On Aug 10, 2009, at 7:27 PM, Kai-Martin Knaak wrote:

> On Sun, 09 Aug 2009 17:57:37 -0600, John Doty wrote:
>
>>> This is not conversion, but a work flow partially in geda,  
>>> partially in
>>> some other suite. As nice as it is,
>>
>> Name another tool that can do this as easily and flexibly as gEDA.
>
> emacs

Well, you can compose your netlists in emacs if you want. I'll keep  
using gnetlist ;-)

>
>>
>> If we take gEDA's strengths for granted, we will lose them.
>
> Its hard to stay on topic, is it?

Understand that this is precisely the topic to me. I don't believe,  
Kai-Martin, that you appreciate what a powerful tool Ales has given us.

>
>>> it does not make the switch to and
>>> from geda any easier. The missing feature is the ability to  
>>> import and
>>> export symbols, schematics, footprints and layouts to and from other
>>> suites.
>>
>> So we need even greater flexibility. Less hard-wired, fewer  
>> barriers to
>> arbitrary transformations.
>
> No, we need import and export mechanisms that work. Right now,  
> there is
> none. Lack of features is the opposite of flexibility.

Wrong. Ever use the language PL/I? Loaded with every feature the best  
computer scientists IBM could find asked for. Touted as the universal  
language. Displaced by the much simpler C language (to the extent  
that a universal language makes sense). I'm an old PL/I programmer  
(learned it 40 years ago, yikes). Believe me, C is much more flexible  
and easy to use. All those features just got in the way.

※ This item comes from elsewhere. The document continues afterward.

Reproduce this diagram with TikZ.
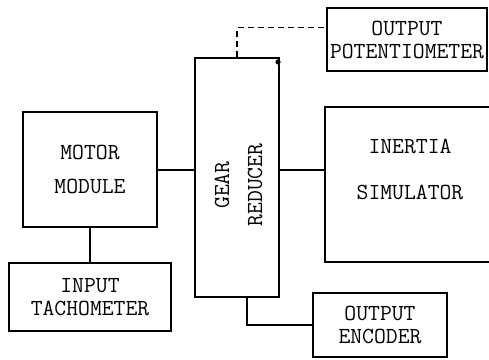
\documentclass[tikz,border=0pt]{standalone}
\usetikzlibrary{calc}
\tikzset{
  box/.style={draw, line width=2pt, inner sep=2pt, align=center,
    font=\fontsize{23}{23}\selectfont\ttfamily},
  lbl/.style={inner sep=0pt, align=center, font=\fontsize{23}{23}\selectfont\ttfamily}
}
\begin{document}
\begin{tikzpicture}[x=1pt, y=-1pt, line width=2pt]
			\useasboundingbox (0,0) rectangle (489,359);
			\clip (0,0) rectangle (489,359);
			% cac khoi
			\node[box, minimum width=134pt, minimum height=115pt] (motor) at (90,169.5) {MOTOR\\[11pt]MODULE};
			\node[box, minimum width=162pt, minimum height=68pt] (tacho) at (90,297) {INPUT\\TACHOMETER};
			\node[box, minimum width=84pt, minimum height=239pt] (gear) at (237,177.5) {};
			\node[lbl, rotate=90] (gearlbl) at (238.5,185) {GEAR\\[10pt]REDUCER};
			\node[box, minimum width=160pt, minimum height=63pt] (pot) at (407,39.5) {OUTPUT\\POTENTIOMETER};
			\node[box, minimum width=172pt, minimum height=155pt] (inertia) at (411,184.5) {};
			\node[lbl] (inertialbl) at (410,169.5) {INERTIA\\[23pt]SIMULATOR};
			\node[box, minimum width=134pt, minimum height=64pt] (enc) at (380,325) {OUTPUT\\ENCODER};
			% cac duong noi
			\draw (motor.east) -- (motor.east -| gear.west);
			\draw (motor.south) -- (tacho.north);
			\draw (gear.east |- motor.east) -- (inertia.west |- motor.east);
			\draw[dash pattern=on 6pt off 4pt, line width=1.8pt] (gear.north) |- ([yshift=12pt]pot.west);
			\draw ([xshift=10pt]gear.south) |- (enc.west);
			\fill ([xshift=-2pt,yshift=-5pt]gear.north east) circle (2.6pt); %cham
		\end{tikzpicture}
\end{document}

Ever use the Viewlogic EDA suite? I have. gEDA is very similar, but  
has many fewer features. Hurray! Again, that makes gEDA more flexible  
and easier to use, especially if your needs are a bit eccentric. And  
in the Viewlogic case, lots of features led to lots of bugs.

>

In the case of export, the basic problem is that the features are in  
the wrong place. The gnetlist front end provides hard wired features  
that instead belong in the convenience functions in gnetlist.scm. If  
the front end stuck to parsing files on request from the back end and/ 
or the convenience functions, the back end could see all of the data  
if it needed, and transformations to formats other than flat netlists  
and BOM's would be possible.

Import is a different problem. Parsing a complex input format is  
trickier than outputting it, especially when it's undocumented.  
There's probably no general framework that makes sense here: it'll  
require separate tools. In a sense, it's like those gnetlist back  
ends: the tools will mainly be written by those who want to do the  
importing. But it's an order of magnitude harder. My old Viewlogic  
schematics aren't relevant enough to today's jobs to make it  
worthwhile for me to tackle this.

John Doty              Noqsi Aerospace, Ltd.